Walsh also mentioned disbarment hearings, and, "Congressional Republicans plan to investigate claims that the White House improperly withheld a computer disk containing E-mail messages from Lewinsky to two witnesses appearing before a grand jury that was looking into her affair with the president. The existence of the disk – along with thousands of other E-mail messages sought under subpoena between 1996 and 1998 – had been previously unknown outside the White House. Some could shed light on the fundraising excesses of the 1996 Clinton-Gore re-election campaign, potentially raising problems for the vice president's current campaign."

 

Newsweek columnist Jonathan Alter began predictably, complaining that the federal government has jumped to fund new jails but won’t fund crumbling old public schools. He found fault with both Bush’s and Gore’s plans, but also promise: "If you’re in thrall to neither the teachers unions nor Gingrichite ideology, it’s obvious the best education plan for the country is some combination of the two."

Surprisingly, Alter stumped for the threat of vouchers, even as he acknowledged their current withering scrutiny in the courts: "The threat of vouchers is the only way to convince lousy schools that they have to improve schools that they have to improve – or else. In Camden, N.J., this year, 10 out of 22 elementary schools found that not one of their fourth graders passed the state’s reading-proficiency test. Not one student." (Italics his.)

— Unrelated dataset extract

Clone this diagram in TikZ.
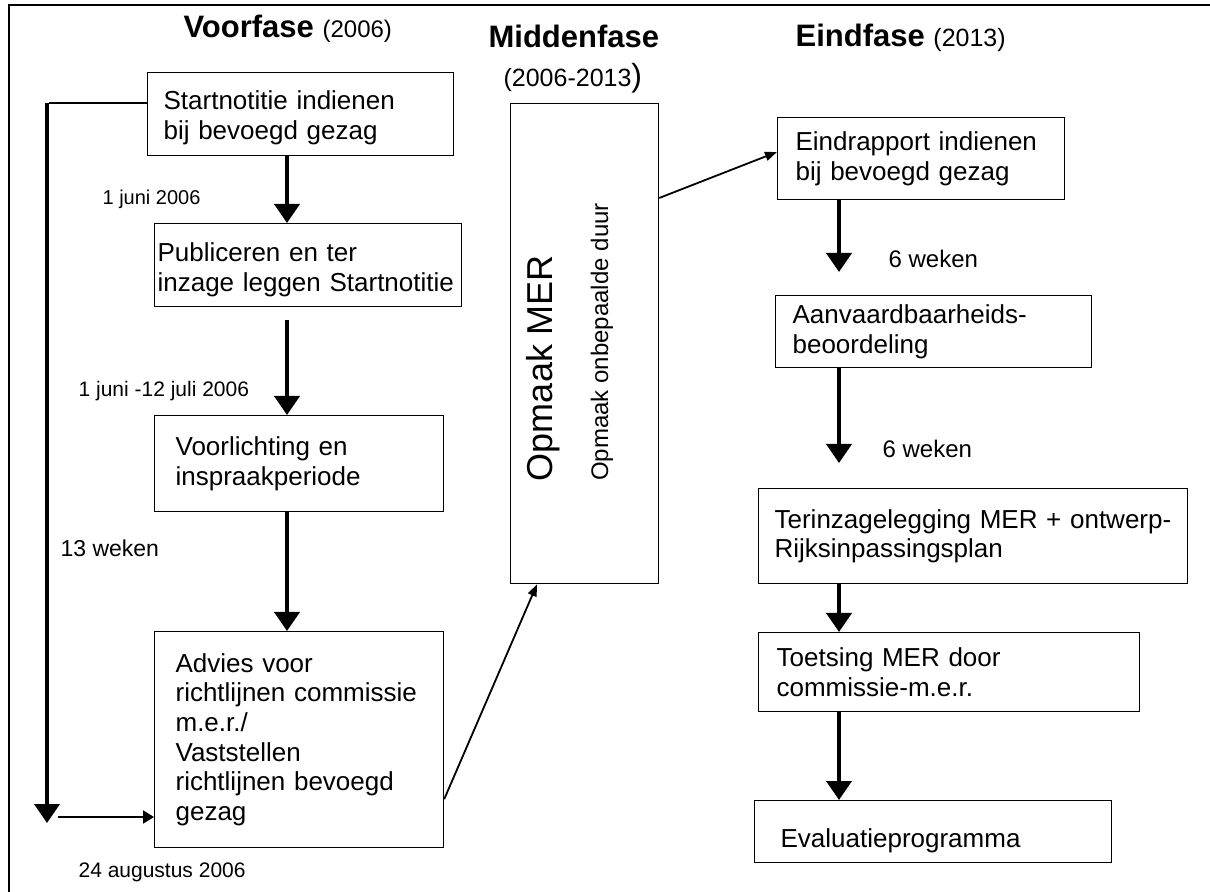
\documentclass[tikz,border=0pt]{standalone}
\usepackage{fontspec}
\setmainfont{Liberation Sans}
\usepackage{tikz}
\usetikzlibrary{arrows.meta,positioning,calc}

\begin{document}
\begin{tikzpicture}[x=0.5pt, y=-0.5pt, semithick]
    \tikzstyle{stap}=[draw=black, line width=0.6pt, anchor=north west, align=left, inner ysep=0pt, font=\fontsize{13}{14.8}\selectfont]
    \tikzstyle{kop}=[anchor=base west, inner sep=0pt, font=\fontsize{15.5}{18}\selectfont\bfseries]
    \tikzstyle{jaar}=[anchor=base west, inner sep=0pt, font=\fontsize{12.5}{15}\selectfont]
    \tikzstyle{datum}=[anchor=base west, inner sep=0pt, font=\fontsize{10.5}{12}\selectfont]
    \tikzstyle{dik}=[line width=2pt, -{Triangle[width=12.5pt,length=9.5pt]}]
    \tikzstyle{middel}=[line width=1pt, -{Triangle[width=6.5pt,length=5.5pt]}]
    \tikzstyle{dun}=[line width=0.9pt, -{Triangle[width=4.5pt,length=6pt]}]
    \useasboundingbox (0,0) rectangle (1210,892);
    \draw[line width=0.8pt] (9,892) -- (9,5) -- (1210,5);

    % koppen
    \node[kop]  (vkop)  at (183,38)  {Voorfase \fontsize{12}{14}\selectfont\mdseries(2006)};
    \node[kop]  (mkop)  at (488,48)  {Middenfase};
    \node[jaar] (mjaar) at (503,87)  {(2006-2013{\fontsize{16}{18}\selectfont)}};
    \node[kop]  (ekop)  at (795,47)  {Eindfase \fontsize{12.5}{14}\selectfont\mdseries(2013)};

    % voorfase
    \node[stap, inner xsep=8pt, text width=137pt, minimum height=41.5pt, text height=13pt]    (start)  at (147,72)  {Startnotitie indienen\\bij bevoegd gezag};
    \node[stap, inner xsep=1.5pt, text width=150.5pt, minimum height=41.5pt, text depth=12.7pt] (publ)   at (154,223) {Publiceren en ter\\inzage leggen Startnotitie};
    \node[stap, inner xsep=10.5pt, text width=123.5pt, minimum height=48pt]  (voorl)  at (154,415) {Voorlichting en\\inspraakperiode};
    \node[stap, inner xsep=10.5pt, text width=123.5pt, minimum height=108pt] (advies) at (154,631) {Advies voor\\richtlijnen commissie\\m.e.r./\\Vaststellen\\richtlijnen bevoegd\\gezag};

    % middenfase
    \node[stap, inner sep=0pt, minimum width=74pt, minimum height=240pt] (mer) at (510,103) {};
    \node[rotate=90, font=\fontsize{18}{20}\selectfont] (mertitel) at (543,368) {Opmaak MER};
    \node[rotate=90, font=\fontsize{12}{14}\selectfont] (merduur)  at (602,342) {Opmaak onbepaalde duur};

    % eindfase
    \node[stap, inner xsep=9pt, text width=125.5pt, minimum height=41pt]    (eind)   at (777,117) {Eindrapport indienen\\bij bevoegd gezag};
    \node[stap, inner xsep=8.5pt, text width=141pt, minimum height=36pt]    (aanv)   at (775,295) {Aanvaardbaarheids-\\beoordeling};
    \node[stap, inner xsep=8pt, text width=198.5pt, minimum height=47.5pt]  (terinz) at (758,488) {Terinzagelegging MER + ontwerp-\\Rijksinpassingsplan};
    \node[stap, inner xsep=9pt, text width=172.5pt, minimum height=39.5pt]  (toets)  at (758,632) {Toetsing MER door\\commissie-m.e.r.};
    \node[stap, inner xsep=13pt, text width=152.5pt, minimum height=31pt, text height=18.5pt] (eval) at (754,800) {Evaluatieprogramma};

    % termijnen
    \node[datum, font=\fontsize{10}{12}\selectfont] (d1) at (102,205) {1 juni 2006};
    \node[datum] (d2) at (78,397)  {1 juni -12 juli 2006};
    \node[datum, font=\fontsize{11.5}{13}\selectfont] (d3) at (60,557)  {13 weken};
    \node[datum] (d4) at (78,877)  {24 augustus 2006};
    \node[datum, font=\fontsize{12}{14}\selectfont] (w1) at (888,268) {6 weken};
    \node[datum, font=\fontsize{12}{14}\selectfont] (w2) at (882,458) {6 weken};

    \coordinate (kolA) at (287,0);
    \coordinate (kolB) at (839,0);
    \coordinate (hoek) at (47,103);
    \coordinate (voet) at (47,823);
    \coordinate (pijl) at (58,817);

    % pijlen
    \draw[dik] (start.south -| kolA) -- (publ.north -| kolA);
    \draw[dik] ($(publ.south -| kolA)+(0,13)$) -- (voorl.north -| kolA);
    \draw[dik] (voorl.south -| kolA) -- (advies.north -| kolA);
    \draw[line width=0.6pt] (start.west |- hoek) -- ($(hoek)+(2,0)$);
    \draw[dik] (hoek) -- (voet);
    \draw[middel] (pijl) -- (advies.west |- pijl);
    \draw[dun] ($(advies.south east)+(0,-49)$) -- ($(mer.south west)+(27,0)$);
    \draw[dun] ($(mer.north east)+(0,95)$) -- ($(eind.north west)+(0,35)$);

    \draw[dik] (eind.south -| kolB) -- ($(aanv.north -| kolB)+(0,-23)$);
    \draw[dik] (aanv.south -| kolB) -- ($(terinz.north -| kolB)+(0,-25)$);
    \draw[dik] (terinz.south -| kolB) -- (toets.north -| kolB);
    \draw[dik] (toets.south -| kolB) -- (eval.north -| kolB);
\end{tikzpicture}
\end{document}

He concluded that charter schools ("new, less regulated public schools chartered by states instead of controlled by school districts") "represent a promising and politically palatable compromise between the status quo and vouchers," and claims that until Gore and "the Democrats march more proudly under the banner of public-school choice – give a slight edge on education to Bush."

 

Lastly, U.S. News Editor at Large David Gergen editorialized on why we should be sad to see his former employer Bill Clinton go off into the sunset – because he believes in science and technology. Gergen proclaimed that despite polls to the contrary, "we may miss him more than we think. It's not just the fact that he seems more presidential than the two candidates seeking to replace him. After all, he had to grow into the job, too. Nor is it the way his trip to India and Pakistan reminded us of his capacity for extending American friendship to other peoples. No, we may miss something different. Bill Clinton, more than any other national figure, is trying to focus our attention on the technological and scientific revolutions that are sweeping over us. In the early years of his presidency, he didn't pay much attention. He allowed investments in scientific research to slip, and he was slow to appreciate the Internet. But he has now awakened, and his imagination is on fire. In January, he went to Caltech, where he delivered the best single speech on science of any president in memory. Last month he spoke eloquently about information technologies at an Aspen Institute conference in Silicon Valley. Next week he will tour the country in search of ways to close the digital divide."

Funny thing, I always thought a different Bill, one with the last name of Gates, had a far bigger role in the amazing technological achievements of the last few years. But the visionary Clinton’s Justice Department is suing his band of technological revolutionaries. If Gergen seriously believes people will miss Clinton’s science speeches, he must also believe that Al Gore did invent the Internet.